◆ **TASK DIRECTIONS**
Look through the listing for the word "this". Copy each line that has it.

◆ **STORED DATA**
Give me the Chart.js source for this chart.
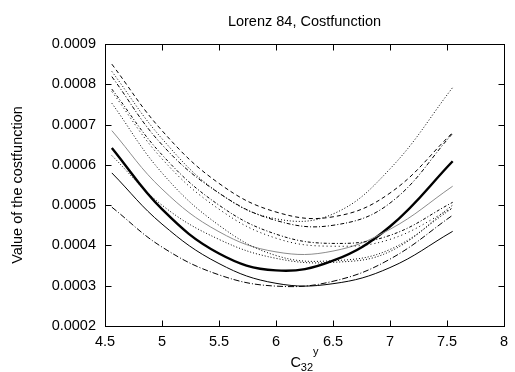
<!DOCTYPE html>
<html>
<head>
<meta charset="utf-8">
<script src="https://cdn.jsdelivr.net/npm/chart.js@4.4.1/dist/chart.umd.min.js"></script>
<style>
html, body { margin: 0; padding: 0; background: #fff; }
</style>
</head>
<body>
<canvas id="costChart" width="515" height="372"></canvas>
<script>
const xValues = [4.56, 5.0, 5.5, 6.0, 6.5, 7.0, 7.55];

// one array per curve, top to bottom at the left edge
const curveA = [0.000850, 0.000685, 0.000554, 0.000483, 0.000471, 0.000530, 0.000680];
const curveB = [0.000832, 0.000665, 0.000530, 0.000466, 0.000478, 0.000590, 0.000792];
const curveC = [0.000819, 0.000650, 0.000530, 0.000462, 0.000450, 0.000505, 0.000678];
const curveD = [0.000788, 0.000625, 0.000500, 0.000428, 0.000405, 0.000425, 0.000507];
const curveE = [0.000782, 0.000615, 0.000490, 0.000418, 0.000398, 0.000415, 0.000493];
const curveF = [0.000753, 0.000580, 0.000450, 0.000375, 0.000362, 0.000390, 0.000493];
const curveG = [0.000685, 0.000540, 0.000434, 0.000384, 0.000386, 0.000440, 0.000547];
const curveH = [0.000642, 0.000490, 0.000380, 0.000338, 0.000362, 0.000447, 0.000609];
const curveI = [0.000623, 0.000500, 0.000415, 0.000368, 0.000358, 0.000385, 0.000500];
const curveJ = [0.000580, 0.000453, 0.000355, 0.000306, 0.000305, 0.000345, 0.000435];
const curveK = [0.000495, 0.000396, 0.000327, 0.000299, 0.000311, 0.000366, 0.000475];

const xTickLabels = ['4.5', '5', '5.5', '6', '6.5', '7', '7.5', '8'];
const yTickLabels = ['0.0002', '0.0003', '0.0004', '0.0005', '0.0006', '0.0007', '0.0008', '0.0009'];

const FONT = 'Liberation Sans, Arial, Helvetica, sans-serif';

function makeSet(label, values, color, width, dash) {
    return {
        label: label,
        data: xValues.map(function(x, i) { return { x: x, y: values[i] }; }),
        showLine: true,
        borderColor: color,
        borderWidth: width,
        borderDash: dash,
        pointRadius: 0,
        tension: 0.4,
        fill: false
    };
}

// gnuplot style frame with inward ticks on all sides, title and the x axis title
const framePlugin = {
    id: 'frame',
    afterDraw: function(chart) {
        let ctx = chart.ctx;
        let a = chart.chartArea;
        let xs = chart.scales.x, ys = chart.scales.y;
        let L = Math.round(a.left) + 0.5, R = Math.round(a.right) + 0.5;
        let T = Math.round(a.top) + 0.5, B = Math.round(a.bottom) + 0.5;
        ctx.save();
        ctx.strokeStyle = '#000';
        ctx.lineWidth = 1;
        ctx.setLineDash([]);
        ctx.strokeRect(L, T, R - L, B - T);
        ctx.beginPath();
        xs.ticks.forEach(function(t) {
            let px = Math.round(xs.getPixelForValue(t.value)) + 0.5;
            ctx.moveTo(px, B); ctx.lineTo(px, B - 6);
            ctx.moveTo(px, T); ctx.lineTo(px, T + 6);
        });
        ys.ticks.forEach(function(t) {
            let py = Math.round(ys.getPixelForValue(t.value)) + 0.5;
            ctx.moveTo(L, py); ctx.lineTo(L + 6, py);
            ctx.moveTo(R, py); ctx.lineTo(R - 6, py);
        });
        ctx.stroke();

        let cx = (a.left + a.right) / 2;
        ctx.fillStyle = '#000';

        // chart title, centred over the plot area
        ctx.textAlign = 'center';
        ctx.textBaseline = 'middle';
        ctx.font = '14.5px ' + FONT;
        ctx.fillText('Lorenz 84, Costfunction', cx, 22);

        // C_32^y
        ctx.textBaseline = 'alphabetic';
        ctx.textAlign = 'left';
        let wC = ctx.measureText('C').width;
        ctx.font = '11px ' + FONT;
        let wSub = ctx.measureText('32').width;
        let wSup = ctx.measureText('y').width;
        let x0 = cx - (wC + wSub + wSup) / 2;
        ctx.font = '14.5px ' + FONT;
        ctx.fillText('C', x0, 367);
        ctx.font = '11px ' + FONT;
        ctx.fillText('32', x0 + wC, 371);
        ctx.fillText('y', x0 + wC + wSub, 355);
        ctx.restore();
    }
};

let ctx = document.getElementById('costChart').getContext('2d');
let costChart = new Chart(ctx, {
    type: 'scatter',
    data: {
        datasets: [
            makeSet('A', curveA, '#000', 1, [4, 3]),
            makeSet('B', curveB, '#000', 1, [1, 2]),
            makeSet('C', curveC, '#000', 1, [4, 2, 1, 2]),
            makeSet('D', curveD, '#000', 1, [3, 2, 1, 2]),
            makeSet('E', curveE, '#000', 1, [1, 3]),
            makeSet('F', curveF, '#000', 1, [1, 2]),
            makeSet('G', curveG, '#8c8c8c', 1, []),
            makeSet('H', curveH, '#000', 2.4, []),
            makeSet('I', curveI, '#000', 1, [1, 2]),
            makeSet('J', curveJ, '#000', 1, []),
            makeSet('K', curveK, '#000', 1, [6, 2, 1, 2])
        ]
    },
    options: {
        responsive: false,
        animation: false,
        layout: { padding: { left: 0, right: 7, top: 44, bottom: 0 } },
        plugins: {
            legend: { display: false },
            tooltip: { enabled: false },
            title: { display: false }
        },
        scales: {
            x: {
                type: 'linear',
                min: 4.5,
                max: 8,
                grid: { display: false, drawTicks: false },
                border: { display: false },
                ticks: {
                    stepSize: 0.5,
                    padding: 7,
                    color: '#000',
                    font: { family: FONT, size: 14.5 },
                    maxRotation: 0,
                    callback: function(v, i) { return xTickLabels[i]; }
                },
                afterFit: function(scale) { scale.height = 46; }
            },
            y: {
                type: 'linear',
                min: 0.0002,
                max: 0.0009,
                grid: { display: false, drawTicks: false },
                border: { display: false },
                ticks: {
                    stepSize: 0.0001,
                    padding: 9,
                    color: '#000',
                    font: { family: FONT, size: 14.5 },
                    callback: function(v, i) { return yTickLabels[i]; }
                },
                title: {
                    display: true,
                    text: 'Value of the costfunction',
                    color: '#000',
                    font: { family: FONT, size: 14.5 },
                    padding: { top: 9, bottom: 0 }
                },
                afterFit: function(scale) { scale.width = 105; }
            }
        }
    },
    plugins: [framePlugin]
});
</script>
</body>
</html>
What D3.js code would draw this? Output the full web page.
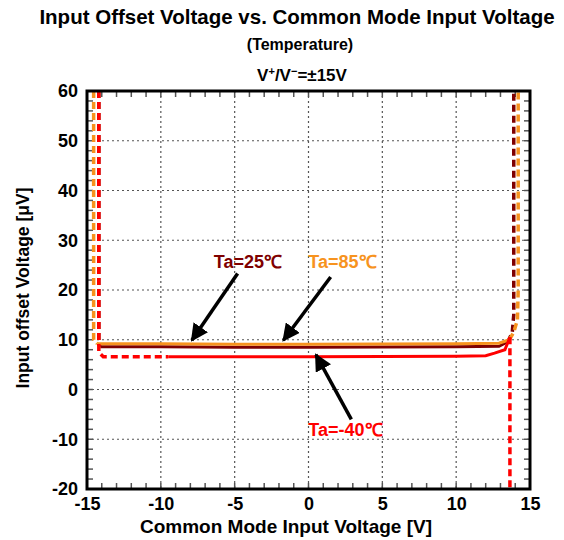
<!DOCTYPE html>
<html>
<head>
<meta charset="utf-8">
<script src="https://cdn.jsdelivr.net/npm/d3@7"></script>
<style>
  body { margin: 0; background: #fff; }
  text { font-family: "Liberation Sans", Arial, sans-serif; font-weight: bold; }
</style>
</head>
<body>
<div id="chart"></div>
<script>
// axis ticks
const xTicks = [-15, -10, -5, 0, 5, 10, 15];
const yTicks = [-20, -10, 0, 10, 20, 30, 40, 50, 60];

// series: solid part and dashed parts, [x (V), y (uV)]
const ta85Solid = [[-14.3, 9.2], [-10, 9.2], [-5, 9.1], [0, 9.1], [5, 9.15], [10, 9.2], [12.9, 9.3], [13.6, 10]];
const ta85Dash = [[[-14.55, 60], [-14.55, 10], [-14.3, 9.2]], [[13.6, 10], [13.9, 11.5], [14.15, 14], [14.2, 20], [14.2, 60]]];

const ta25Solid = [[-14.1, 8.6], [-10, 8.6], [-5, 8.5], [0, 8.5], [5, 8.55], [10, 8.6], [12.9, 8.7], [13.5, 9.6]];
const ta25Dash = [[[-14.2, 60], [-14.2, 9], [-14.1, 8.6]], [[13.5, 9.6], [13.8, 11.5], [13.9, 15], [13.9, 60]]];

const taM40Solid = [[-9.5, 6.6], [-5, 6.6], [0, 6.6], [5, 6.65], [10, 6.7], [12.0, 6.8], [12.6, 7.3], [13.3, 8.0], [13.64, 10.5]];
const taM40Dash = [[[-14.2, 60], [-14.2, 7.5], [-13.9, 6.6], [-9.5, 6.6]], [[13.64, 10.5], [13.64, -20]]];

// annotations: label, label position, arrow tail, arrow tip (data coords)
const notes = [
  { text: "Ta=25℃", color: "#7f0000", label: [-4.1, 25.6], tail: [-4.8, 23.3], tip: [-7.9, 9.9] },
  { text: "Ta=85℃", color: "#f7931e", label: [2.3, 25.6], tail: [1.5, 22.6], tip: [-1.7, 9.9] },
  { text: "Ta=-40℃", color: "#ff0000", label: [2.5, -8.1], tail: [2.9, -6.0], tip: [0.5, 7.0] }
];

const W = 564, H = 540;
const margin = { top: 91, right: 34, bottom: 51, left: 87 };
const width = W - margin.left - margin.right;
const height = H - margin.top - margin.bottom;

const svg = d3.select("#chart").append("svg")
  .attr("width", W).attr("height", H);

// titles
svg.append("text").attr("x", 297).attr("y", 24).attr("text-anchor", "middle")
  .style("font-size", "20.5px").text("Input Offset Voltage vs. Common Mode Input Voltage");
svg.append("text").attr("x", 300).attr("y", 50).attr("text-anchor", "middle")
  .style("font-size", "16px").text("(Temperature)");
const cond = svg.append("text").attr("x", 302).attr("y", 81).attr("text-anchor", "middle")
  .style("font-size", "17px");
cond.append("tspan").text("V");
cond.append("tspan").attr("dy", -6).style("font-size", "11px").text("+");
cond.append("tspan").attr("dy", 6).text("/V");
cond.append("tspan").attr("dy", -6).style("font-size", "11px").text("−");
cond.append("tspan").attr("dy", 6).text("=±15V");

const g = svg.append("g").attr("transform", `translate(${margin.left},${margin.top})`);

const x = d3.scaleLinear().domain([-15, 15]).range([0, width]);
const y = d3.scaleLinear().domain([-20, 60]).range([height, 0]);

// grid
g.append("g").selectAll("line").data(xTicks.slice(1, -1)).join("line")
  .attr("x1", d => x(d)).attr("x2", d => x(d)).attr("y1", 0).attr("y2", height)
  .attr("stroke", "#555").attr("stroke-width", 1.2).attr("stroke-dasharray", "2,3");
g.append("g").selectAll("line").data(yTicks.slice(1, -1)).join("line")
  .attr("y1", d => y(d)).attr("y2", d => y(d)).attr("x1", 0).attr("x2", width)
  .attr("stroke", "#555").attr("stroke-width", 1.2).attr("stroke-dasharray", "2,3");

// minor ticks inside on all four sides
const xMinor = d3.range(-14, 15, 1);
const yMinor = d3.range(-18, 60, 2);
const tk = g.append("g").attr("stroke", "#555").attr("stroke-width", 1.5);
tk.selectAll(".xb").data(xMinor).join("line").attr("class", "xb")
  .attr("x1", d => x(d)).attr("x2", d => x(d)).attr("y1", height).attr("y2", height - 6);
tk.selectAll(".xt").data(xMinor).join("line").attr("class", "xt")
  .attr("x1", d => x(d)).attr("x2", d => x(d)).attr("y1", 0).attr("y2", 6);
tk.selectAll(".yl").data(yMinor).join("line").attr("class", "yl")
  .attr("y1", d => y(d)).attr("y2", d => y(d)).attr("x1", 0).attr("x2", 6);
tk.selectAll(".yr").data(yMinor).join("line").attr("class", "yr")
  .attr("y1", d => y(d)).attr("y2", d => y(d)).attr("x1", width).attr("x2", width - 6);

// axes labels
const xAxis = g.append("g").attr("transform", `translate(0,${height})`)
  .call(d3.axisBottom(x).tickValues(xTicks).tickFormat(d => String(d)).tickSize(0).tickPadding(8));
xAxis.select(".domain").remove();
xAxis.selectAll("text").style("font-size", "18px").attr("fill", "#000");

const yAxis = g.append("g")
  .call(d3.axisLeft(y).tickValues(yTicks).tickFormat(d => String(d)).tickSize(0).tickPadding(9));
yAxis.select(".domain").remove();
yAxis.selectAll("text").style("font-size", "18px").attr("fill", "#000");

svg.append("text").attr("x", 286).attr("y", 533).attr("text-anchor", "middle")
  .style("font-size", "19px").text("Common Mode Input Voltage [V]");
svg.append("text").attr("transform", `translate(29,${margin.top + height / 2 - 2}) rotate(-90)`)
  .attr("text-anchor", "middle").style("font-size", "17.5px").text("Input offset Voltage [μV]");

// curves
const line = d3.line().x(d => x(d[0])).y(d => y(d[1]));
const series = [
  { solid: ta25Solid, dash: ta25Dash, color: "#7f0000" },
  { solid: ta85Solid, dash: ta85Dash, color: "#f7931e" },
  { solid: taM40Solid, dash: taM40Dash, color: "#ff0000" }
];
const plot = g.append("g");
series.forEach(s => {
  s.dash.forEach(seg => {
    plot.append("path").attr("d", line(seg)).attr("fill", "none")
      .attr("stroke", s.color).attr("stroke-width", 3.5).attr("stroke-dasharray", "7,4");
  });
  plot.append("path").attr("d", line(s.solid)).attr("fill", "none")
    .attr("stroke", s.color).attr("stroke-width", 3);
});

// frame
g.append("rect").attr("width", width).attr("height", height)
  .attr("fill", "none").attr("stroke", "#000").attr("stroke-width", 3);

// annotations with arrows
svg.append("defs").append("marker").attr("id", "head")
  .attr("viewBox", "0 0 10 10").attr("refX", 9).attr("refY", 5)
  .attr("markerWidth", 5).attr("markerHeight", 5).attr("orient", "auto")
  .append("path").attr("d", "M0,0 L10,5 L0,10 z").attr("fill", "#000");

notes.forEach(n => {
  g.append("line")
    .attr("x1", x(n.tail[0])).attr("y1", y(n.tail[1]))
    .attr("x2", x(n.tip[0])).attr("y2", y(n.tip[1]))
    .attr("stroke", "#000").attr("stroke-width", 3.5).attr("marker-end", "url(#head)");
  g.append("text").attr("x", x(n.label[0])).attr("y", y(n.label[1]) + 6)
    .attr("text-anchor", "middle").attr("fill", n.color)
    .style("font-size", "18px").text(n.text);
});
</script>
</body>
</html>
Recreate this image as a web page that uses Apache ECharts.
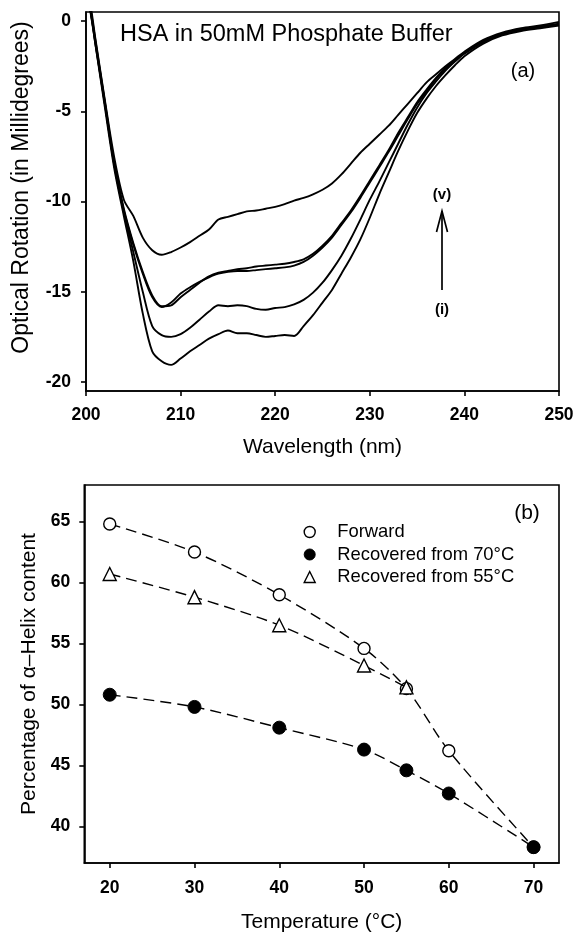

◆ **ANSWER TO THE TASK**
Give me the Chart.js source for this chart.
What D3.js code would draw this? Output the full web page.
Recreate this image as a web page that uses Apache ECharts.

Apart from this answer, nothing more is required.